We had completed our outdoor chores just as the day was coming to a close. He had been tasked with leaf raking. His sisters were in charge of distributing the leaves around the plants. I found him sitting on the ground, silent, staring out into seemingly nothingness. I’ve seen him this way multiple times before. He said nothing, never even acknowledged my presence as I approached him. His arms bare, bright red shirt with classic humorous phrase on it, he has always liked shirts that seem to speak for him, for his words are few, they always have been. As I sat down in the grass beside him, I followed his gaze. Nothingness it seemed was in fact the beginning of a beautiful sunset. The blue sky sinking into streaks of pink and orange. Bare trees silhouetted in front of the colorful display. He sat silent and motionless.
I always struggle this time of year. I have for as long as I can remember. When the days are cold and darkness comes early, I tend to give way to feelings of sadness. Maybe sadness isn’t the right word, melancholy perhaps. I have read that many of History’s creative types were prone to bouts of “melancholy”. I take a little comfort in knowing I’m in good company. I find myself struggling until the buttercups begin to show themselves. They are the first to usher in spring and with it warmer days.
As we sat there staring I became acutely aware that the bare trees made me uncomfortable. Their leaves long gone, the deciduous giants looked oddly vulnerable. As the word floated through my mind, I began to ponder. How in the world could something so seemingly strong be vulnerable? Maybe that is why I do not like to look at the trees, perhaps I think that if I am seeing them in that state of nakedness then I am invading them somehow. As we sat there thinking of such things I made a “Hmph” sound. He looked at me, he said nothing. I spoke.
“Hey Bud. What do you think of the trees with no leaves?”

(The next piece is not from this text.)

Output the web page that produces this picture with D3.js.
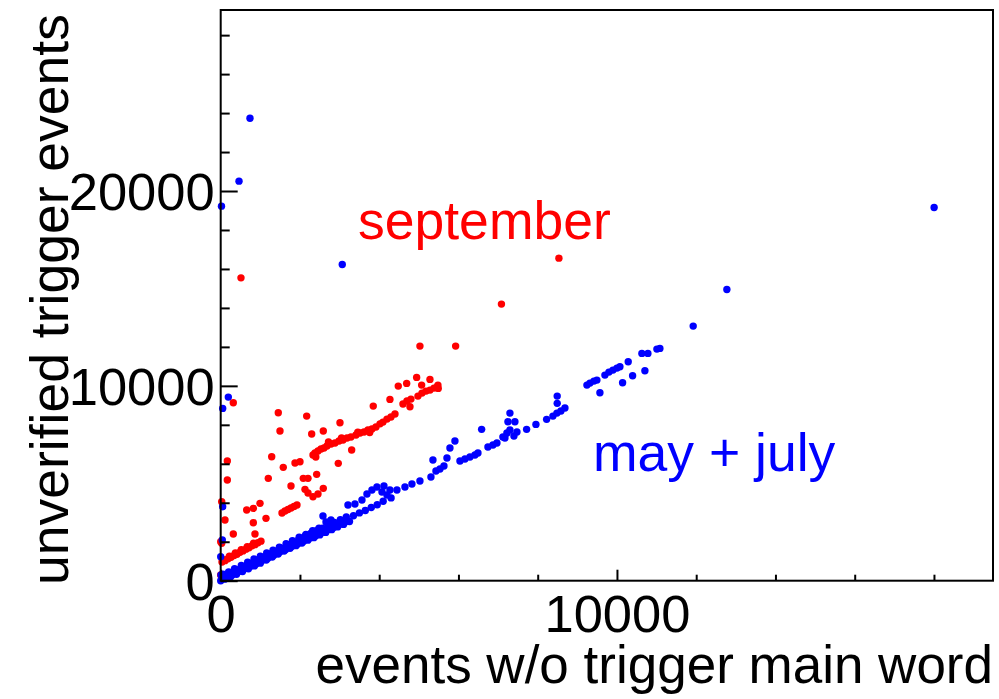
<!DOCTYPE html>
<html lang="en">
<head>
<meta charset="UTF-8" />
<title>unverified trigger events</title>
<script src="https://cdn.jsdelivr.net/npm/d3@7"></script>
<style>
  body { margin: 0; background: #fff; }
  svg text { font-family: "Liberation Sans", Arial, sans-serif; }
</style>
</head>
<body>
<div id="app"></div>
<script>
// september run (red)
const septemberPoints = [
  [512, 15544], [8535, 16555], [7085, 14195], [5028, 12040], [5929, 12040],
  [318, 9131], [1453, 8618], [2170, 8449], [3010, 8105], [4271, 9306], [3850, 8962],
  [4481, 9988], [4693, 10127], [4945, 10434], [5281, 10332],
  [1496, 7680], [2296, 7526], [2589, 7680], [3305, 6705], [2967, 6023],
  [167, 6141], [167, 5166], [1287, 6361], [1579, 5817], [1875, 6038], [2001, 6105],
  [1201, 5253], [1774, 4858], [2084, 5253], [2203, 5253], [2422, 5458],
  [2127, 4689], [2589, 4740], [2203, 4499], [2329, 4309], [2455, 4448],
  [992, 3971], [823, 3714], [656, 3627], [1143, 3201], [823, 2975],
  [318, 2396], [865, 2396], [108, 3114], [25, 4053], [0, 2001], [25, 1918], [0, 292],
  // middle segment
  [1547, 3473], [1622, 3576], [1698, 3653], [1774, 3730], [1849, 3806], [1925, 3883],
  // lower line
  [33, 960], [108, 1030], [184, 1130], [260, 1200], [336, 1290], [411, 1360],
  [487, 1460], [563, 1530], [638, 1620], [714, 1690], [790, 1790], [865, 1850],
  [941, 1950], [1017, 2030], [70, 1080], [220, 1260], [370, 1420], [520, 1590],
  [670, 1740], [830, 1920],
  // upper line
  [2329, 6448], [2379, 6551], [2455, 6654], [2531, 6756], [2606, 6808], [2682, 6910],
  [2783, 7013], [2884, 7064], [2985, 7167], [3086, 7218], [3187, 7321], [3287, 7372],
  [3414, 7474], [3515, 7577], [3616, 7628], [3716, 7731], [3817, 7782], [3918, 7885],
  [4095, 8141], [4196, 8295], [4297, 8398], [4398, 8552], [4600, 9065], [4700, 9219],
  [4801, 9321], [4776, 8926], [4978, 9475], [5079, 9629], [5180, 9732], [5281, 9783],
  [5382, 9886], [5457, 9937], [5482, 10039], [5071, 10039], [5490, 9870],
  [2400, 6350], [2720, 7120], [3050, 7330], [3460, 7620], [3760, 7600], [4020, 8050]
];

// may + july runs (blue)
const mayJulyPoints = [
  [739, 23736], [462, 20505], [20, 19222], [3068, 16231], [18004, 19155],
  [12774, 14949], [11924, 13066], [11084, 11922], [11008, 11886],
  [192, 9424], [50, 8844], [50, 3796], [40, 2088], [0, 1231], [8, 292],
  // dense band near the origin
  [100, 80], [250, 200], [400, 330], [550, 470], [700, 610], [850, 760], [1000, 900],
  [1150, 1060], [1300, 1210], [1450, 1370], [1600, 1520], [1750, 1660], [1900, 1800],
  [2050, 1930], [2200, 2080], [2350, 2210], [2500, 2350], [2650, 2480], [2800, 2620],
  [2950, 2760], [3100, 2890], [3250, 3040],
  [50, 120], [180, 260], [320, 420], [470, 580], [620, 740], [770, 900], [920, 1050],
  [1070, 1210], [1220, 1370], [1370, 1520], [1520, 1680], [1670, 1830], [1820, 1980],
  [1970, 2120], [2120, 2270], [2270, 2420], [2420, 2560], [2570, 2700], [2720, 2850],
  [2870, 2990], [3020, 3130], [3170, 3270],
  [0, 0], [140, 170], [290, 290], [440, 460], [590, 600], [740, 730], [890, 860],
  [1040, 1040], [1190, 1150], [1340, 1300], [1490, 1470], [1640, 1600], [1790, 1760],
  [1940, 1880], [2090, 2030], [2240, 2180], [2390, 2300], [2540, 2460], [2690, 2600],
  [2840, 2720], [2990, 2880], [3140, 3010],
  [60, 330], [200, 450], [350, 620], [520, 780], [680, 950], [840, 1110], [1000, 1260],
  [1160, 1420], [1320, 1560], [1480, 1720], [1650, 1900], [1810, 2050], [1980, 2230],
  [2150, 2380], [2320, 2560], [2480, 2700],
  [3350, 3330], [3500, 3480], [3650, 3600], [3800, 3760], [3950, 3900], [4100, 4080], [4300, 4250],
  // middle part
  [2581, 3319], [2657, 3011], [2783, 3114], [3212, 3883], [3388, 3935], [3565, 4140],
  [3691, 4448], [3817, 4653], [3943, 4807], [4070, 4550], [4196, 4396], [4271, 4653],
  [4120, 4858], [4448, 4653], [4650, 4807], [4826, 4961], [5028, 5115], [5306, 5320],
  [5432, 5628], [5533, 5730], [5634, 5884], [5356, 6192], [5710, 6294], [5785, 6808],
  [5911, 7167], [6038, 6141], [6164, 6243], [6290, 6346], [6416, 6448], [6492, 6551],
  [6585, 7767], [6744, 6859], [6870, 6961], [6971, 7064], [7122, 7372], [7223, 7577],
  [7299, 7731], [7400, 7423], [7476, 7628], [7173, 7321], [7249, 8157], [7425, 8157],
  [7299, 8603], [7720, 7767], [7955, 8023], [8225, 8280], [8384, 8449], [8485, 8603],
  [8586, 8706], [8687, 8860], [8492, 9475], [8492, 9101],
  // upper right
  [9242, 10039], [9318, 10142], [9418, 10245], [9494, 10296], [9570, 9644],
  [9696, 10552], [9797, 10706], [9898, 10809], [9999, 10912], [10074, 10978],
  [10284, 11235], [10142, 10157], [10395, 10517], [10705, 10773],
  [10629, 11666], [10781, 11666]
];

const xMajorTicks = [0, 10000];
const xMinorTicks = [2000, 4000, 6000, 8000, 12000, 14000, 16000, 18000];
const yMajorTicks = [0, 10000, 20000];
const yMinorTicks = [2000, 4000, 6000, 8000, 12000, 14000, 16000, 18000, 22000, 24000, 26000, 28000];

const labels = [
  { text: "september", color: "#ff0000", x: 358, y: 239 },
  { text: "may + july", color: "#0000ff", x: 593, y: 471 }
];

const w = 999, h = 699;
const frame = { left: 220.7, right: 993, top: 10, bottom: 580.7 };

const svg = d3.select("#app").append("svg")
  .attr("width", w)
  .attr("height", h);

const x = d3.scaleLinear().domain([0, 19490]).range([frame.left, frame.right]);
const y = d3.scaleLinear().domain([0, 29290]).range([frame.bottom, frame.top]);

// points
svg.append("g").selectAll("circle")
  .data(septemberPoints)
  .enter().append("circle")
  .attr("cx", d => x(d[0]))
  .attr("cy", d => y(d[1]))
  .attr("r", 3.7)
  .attr("fill", "#ff0000");

svg.append("g").selectAll("circle")
  .data(mayJulyPoints)
  .enter().append("circle")
  .attr("cx", d => x(d[0]))
  .attr("cy", d => y(d[1]))
  .attr("r", 3.7)
  .attr("fill", "#0000ff");

// axes: ticks pointing inward
const xMinor = d3.axisBottom(x).tickValues(xMinorTicks).tickSize(-6).tickSizeOuter(0).tickFormat("");
const xMajor = d3.axisBottom(x).tickValues(xMajorTicks).tickSize(-11).tickSizeOuter(0)
  .tickPadding(14).tickFormat(d3.format("d"));
const yMinor = d3.axisLeft(y).tickValues(yMinorTicks).tickSize(-9).tickSizeOuter(0).tickFormat("");
const yMajor = d3.axisLeft(y).tickValues(yMajorTicks).tickSize(-17).tickSizeOuter(0)
  .tickPadding(6).tickFormat(d3.format("d"));

[xMinor, xMajor].forEach(a => {
  svg.append("g").attr("class", "axis x-axis")
    .attr("transform", "translate(0," + frame.bottom + ")")
    .call(a);
});
[yMinor, yMajor].forEach(a => {
  svg.append("g").attr("class", "axis y-axis")
    .attr("transform", "translate(" + frame.left + ",0)")
    .call(a);
});

svg.selectAll(".axis .domain").remove();
svg.selectAll(".axis line").attr("stroke", "#000").attr("stroke-width", 2);
svg.selectAll(".axis text")
  .attr("fill", "#000")
  .style("font-size", "52.5px");
svg.selectAll(".y-axis text").attr("dy", "0.36em");

// frame
svg.append("rect")
  .attr("x", frame.left).attr("y", frame.top)
  .attr("width", frame.right - frame.left).attr("height", frame.bottom - frame.top)
  .attr("fill", "none").attr("stroke", "#000").attr("stroke-width", 2);

// axis titles
svg.append("text")
  .attr("x", frame.right).attr("y", 683)
  .attr("text-anchor", "end")
  .style("font-size", "53px")
  .text("events w/o trigger main word");

svg.append("text")
  .attr("transform", "translate(68," + (frame.top + 4) + ") rotate(-90)")
  .attr("text-anchor", "end")
  .style("font-size", "53.5px")
  .text("unverified trigger events");

// series labels
svg.selectAll("text.series")
  .data(labels)
  .enter().append("text")
  .attr("class", "series")
  .attr("x", d => d.x).attr("y", d => d.y)
  .attr("fill", d => d.color)
  .style("font-size", "53.5px")
  .text(d => d.text);
</script>
</body>
</html>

The world calls him autistic. I call him awesome. Some would call us cursed. I call us blessed. Many years ago I mourned what the world calls normal, I mourned what I knew would never be. Atypical. We had answers but in the answer there were an infinite number of questions and uncertainties. I never really told anyone at the time of my grief. I hid it. My fear would exit myself in the form of anger or anxiety. Sometimes it still does. He spoke, his characteristic, loud monotone voice like music to my ears.
“They’re okay? They don’t bother you?”
“They sort of bother me.”
“Why?” Clearly he was puzzled. How could I be bothered by something so abstract yet so finite?
“They seem sort of naked or something.”
“But won’t they be back? They always come back.” The leaves were the “they” to whom he was referring.
“Yes. In the spring, when everything starts to grow again. The trees lose their leaves in the fall, they go to the ground and compost down into the soil.”
“Well that’s good.”
“It is, I reckon.”
“If the leaves were there we couldn’t see that bird or squirrel.” I hadn’t noticed them but there they were, doing whatever it is birds and squirrels do in trees on cool days. Scurrying about being an adventuresome bird and resourceful squirrel. They had captured his attention long before I sat down.
In the vulnerability the trees had allowed a part of themselves to be seen that otherwise would have gone unnoticed. To capture the attention of one of the most unique of thinkers. In their vulnerability and loss they were life-giving and were now able to ready themselves for new life and new growth. He had seen that I had missed it entirely. As we sat there in silence watching our new-found friends against the backdrop of God’s paintbrush, I gave thanks for a new perspective, for the reminder that joy comes not from my circumstances around me, but from within. I gave thanks for a unique and amazing boy and his insight into the things that go beyond the naked eye and that in vulnerability there is healing and life renewed.